We are told by those seeking to rev up the killing machine that those on death row are monsters, who deserve to die for their brutality. And indeed, some among the condemned have committed truly heinous atrocities, about which none should remain sanguine. But the question has never been, “do killers deserve to die,” but rather, does the state deserve to kill: a different question, requiring a different deliberation. For if we believe these “monsters” thought so little of their victims that they treated them as disposable garbage, how ironic is it that we would ratify this mindset of human disposability, give it voice and the sanction of the state; that we would second that emotion, as it were. And all to show how much we respect human life, which makes as much sense as stealing a stereo from one who takes your car, to show how much we respect personal property.

It’s sad we have come to this point; and even more that we have done so by lying to ourselves about the good this act will supposedly do for victim’s families. Having been through a hell unimaginable to anyone who hasn’t lost a loved one to a senseless act of violence, these folks seem to believe — one supposes they almost have to believe — that peace will descend upon them like warm blankets after their child or spouse’s killer is taken from the world. But it’s not true, and despite what the vampires representing the state might tell us, I think we know it. There is never closure for the families of murder victims. Their loved ones were too precious for the loss of them to be healed by the ending of another’s life. To imply otherwise is to cheapen the significance of the victim’s lives. It is to imply that the carrying out of revenge can numb the pain of losing someone so meaningful; that the hole left in a family’s collective heart by murder can be filled by another corpse.

But new corpses require new holes; and in this case the new holes will be those created in yet more innocent families: namely, those of the condemned. After an execution, they feel the same kind of loss as the families of those their loved ones killed, and they receive not one-tenth the sympathy for their pain as the latter; and the mothers and fathers and children of those murdered will still feel the same loss they always felt; and there will be twice as much emptiness as before, and exponentially more pain, and not a bit more safety for the people of Tennessee, or any other state engaged in this process.

I think we know this too: that it isn’t about safety, or filling emptiness left by the loss of a loved one. We know it’s about payback, and deep down we realize there’s something wrong with that as a motivation for human action. So we try to get as much distance as possible between ourselves and the process. We dehumanize the person we seek to execute, so as to make it possible for us to kill him or her: for if we allow ourselves to see them as our potential brothers, sisters, or children, we might be paralyzed by a spontaneous combustion of conscience, and become unable to do this thing.

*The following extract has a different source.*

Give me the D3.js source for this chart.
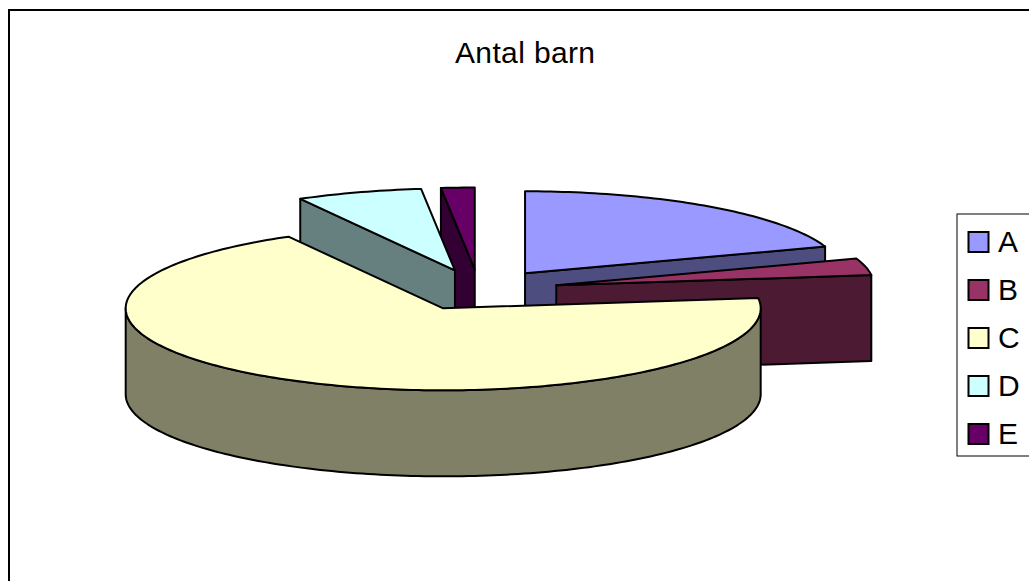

So most states kill in the middle of the night, when everyone is sleeping, undisturbed by what is going on with their money, and in their names. They can read about it after the fact, in the newspapers, where it will take on the immediate feel of archival history, as opposed to what it might feel like if these things were done mid-day, during lunch, so that busy working folks might have to confront the awful truth over that cold third cup of coffee, that stale sandwich from the office vending machine, or their daily e-mail routine.

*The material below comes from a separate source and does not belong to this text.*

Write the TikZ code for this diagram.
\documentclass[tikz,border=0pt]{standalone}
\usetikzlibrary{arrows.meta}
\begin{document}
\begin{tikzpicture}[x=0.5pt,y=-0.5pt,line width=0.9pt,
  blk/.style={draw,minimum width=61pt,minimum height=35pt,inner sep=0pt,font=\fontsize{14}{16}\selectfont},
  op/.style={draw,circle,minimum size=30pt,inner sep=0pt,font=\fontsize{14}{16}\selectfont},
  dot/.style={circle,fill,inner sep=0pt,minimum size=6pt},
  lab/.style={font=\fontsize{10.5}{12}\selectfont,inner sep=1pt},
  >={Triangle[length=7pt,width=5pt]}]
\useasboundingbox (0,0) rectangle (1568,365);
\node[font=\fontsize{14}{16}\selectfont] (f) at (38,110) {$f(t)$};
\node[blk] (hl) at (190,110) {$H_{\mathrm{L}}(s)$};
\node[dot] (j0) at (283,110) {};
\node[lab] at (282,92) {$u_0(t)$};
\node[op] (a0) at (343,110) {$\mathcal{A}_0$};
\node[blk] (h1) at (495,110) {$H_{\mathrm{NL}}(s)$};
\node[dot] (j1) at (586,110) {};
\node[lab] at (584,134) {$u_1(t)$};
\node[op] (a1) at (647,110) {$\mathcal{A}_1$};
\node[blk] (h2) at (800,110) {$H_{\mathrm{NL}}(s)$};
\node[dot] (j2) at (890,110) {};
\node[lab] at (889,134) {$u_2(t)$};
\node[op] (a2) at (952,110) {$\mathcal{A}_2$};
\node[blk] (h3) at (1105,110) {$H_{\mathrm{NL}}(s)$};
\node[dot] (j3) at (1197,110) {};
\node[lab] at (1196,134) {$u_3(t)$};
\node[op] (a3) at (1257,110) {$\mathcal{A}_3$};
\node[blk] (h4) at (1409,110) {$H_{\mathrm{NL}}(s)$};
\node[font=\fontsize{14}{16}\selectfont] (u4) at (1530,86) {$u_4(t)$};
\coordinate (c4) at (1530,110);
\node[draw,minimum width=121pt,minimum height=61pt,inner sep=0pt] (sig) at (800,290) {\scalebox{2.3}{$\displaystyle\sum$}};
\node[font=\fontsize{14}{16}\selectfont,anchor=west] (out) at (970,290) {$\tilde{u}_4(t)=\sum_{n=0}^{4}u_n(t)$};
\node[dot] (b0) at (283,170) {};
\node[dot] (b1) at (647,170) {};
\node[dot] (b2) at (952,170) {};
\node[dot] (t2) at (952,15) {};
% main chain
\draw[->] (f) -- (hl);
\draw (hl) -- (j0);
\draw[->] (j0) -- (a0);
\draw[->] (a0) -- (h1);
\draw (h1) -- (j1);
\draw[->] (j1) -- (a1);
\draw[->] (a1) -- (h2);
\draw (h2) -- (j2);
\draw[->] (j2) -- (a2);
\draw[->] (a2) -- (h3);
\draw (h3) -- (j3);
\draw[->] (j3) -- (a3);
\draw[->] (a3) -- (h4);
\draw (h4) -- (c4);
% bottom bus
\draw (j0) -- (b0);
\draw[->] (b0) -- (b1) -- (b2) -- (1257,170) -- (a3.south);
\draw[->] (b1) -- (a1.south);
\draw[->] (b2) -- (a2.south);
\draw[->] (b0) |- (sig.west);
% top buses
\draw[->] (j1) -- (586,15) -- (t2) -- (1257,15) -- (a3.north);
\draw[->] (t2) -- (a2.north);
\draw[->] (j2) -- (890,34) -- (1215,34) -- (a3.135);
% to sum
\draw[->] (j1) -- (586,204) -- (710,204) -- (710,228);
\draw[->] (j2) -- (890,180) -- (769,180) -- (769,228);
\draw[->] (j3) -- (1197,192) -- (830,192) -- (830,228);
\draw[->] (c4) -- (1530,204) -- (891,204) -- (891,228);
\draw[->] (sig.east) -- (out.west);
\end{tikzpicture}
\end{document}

And in Tennessee we passed legislation to keep the identity of the executioner secret, as if there is something to be ashamed of in this process. But why be ashamed, if as we’re told this is such a noble enterprise in which we’re engaged? One would think we’d be holding job fairs for the position of executioner, and that folks would be falling over themselves to get such a prestigious and important gig, and placing it at the top of their resume when they got it. But no, we keep it secret, because deep down, we know there is something wrong here. Not just here, but elsewhere too, in places like Idaho and Utah, which still use the firing squad: five guys with rifles, one of which shoots blanks so as to offer each of the five the plausible deniability of thinking that maybe they didn’t really kill anyone. “Maybe it was shooters one through four who had the bullets,’ whispers the fifth man as he sits at home drinking a beer after the deed has been done, ‘while I was shooting blanks. And so now I can rest better at night.” But why be restless if what one had been engaged in was noble? Clearly, we keep the blank gun because it allows doubt, and doubt vanquishes guilt, and we hate to feel guilty. Maintaining our innocence throughout this process is something we take very seriously: thus, the need to dehumanize the condemned. This was never clearer to me than it became after the first time I visited death row in Tennessee.

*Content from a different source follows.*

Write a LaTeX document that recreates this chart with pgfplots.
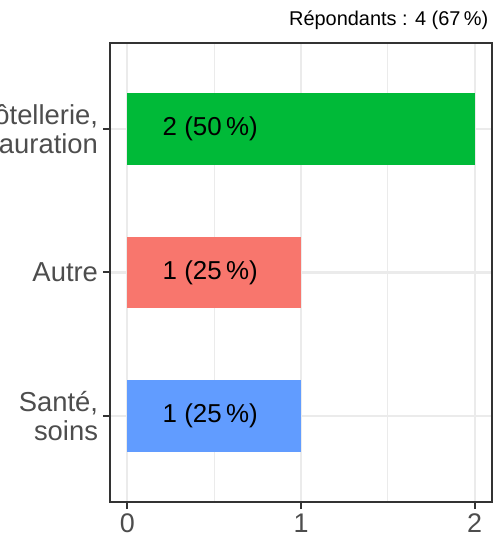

There was a guard there in his mid-twenties, whose short time on the row had been insufficient to turn him into one of the unfeeling, brutal types we often hear about. But he was working on it: working hard to become as cold, and harsh, and bureaucratically efficient as any of his older counterparts. Yet, short of the passage of time, the only way he could accomplish this — one suspects it is the only way anyone could — was to mentally remove himself from the solemnity of the process in which he was engaged; to remove his charges from the common circle of humanity of which he is a part.

It’s an awful thing to watch one do this: to leap the ideological and emotional chasms necessary to cut oneself off from the lives of others so easily. But there it was. And it was terrifying to witness: a man explaining in one breath what a great artist one of the guys on the row is, and how another writes beautiful poetry, and how much he has in common with yet another; and then in the next breath explaining how none of that matters, and how he can’t let himself think about it for too long, because he has a job to do, he says, and you can’t allow yourself to get too close, he says, to forget why they’re here, he says, because they’ll lie to you, he says, they’ll con you, he says, and “you have to remember that.”

For a man to have to divorce himself in this fashion from the sense of a common humanity and to compartmentalize his emotions so as to put bread on his own table, and to do his job, is a terrible thing–an undignified thing. It is to make him a victim of this same system; to dehumanize him along with the men he will guard until they are put to death, or until he cracks, forgetting for a minute that he’s not to treat them as people, but rather as zoo animals. And if he forgets this one too many times, he will be transferred somewhere else, replaced by someone who won’t have the same problem.

And there are many who would be all too willing to take his place. They are the folks who call in to talk shows and explain in a fashion so detailed it would boggle the mind of even the most creative screenwriter, exactly what they would like to do to those on death row. They are the folks who offer to peel off the skin of those they have deemed monsters, layer by layer, then glue it back together with permanent adhesive, then rip it off again, or who threaten to slice off the testicles of some of the men, or sodomize them with baseball bats covered in nails. These are but some of the voices of the kind souls who want to make clear how much they abhor crime, violence, and deviance, and who see nothing at all criminal, violent or deviant in their own sadistic rage. They would make fine prison guards, all of them, especially in a system as sick as this one.

Amazing isn’t it, that the same folks who view government so cynically when it comes to taxes, mail delivery, road construction, education, or health care, and insist the state is incapable of addressing these issues with equanimity and fairness, somehow find it possible to believe this same state can dispense justice, and even the ultimate punishment, without a hint of impropriety, bias, or error. Most disturbing of all, once dead it becomes ever more necessary for people to rationalize an inmate’s execution. For we want nothing more it seems than to believe we live in Kansas, rather than the twisted, distorted land of Oz in which we find ourselves presently: a place where, just as in the movie, folks believe what they want and need to believe, and pay no attention to what lies behind the curtain.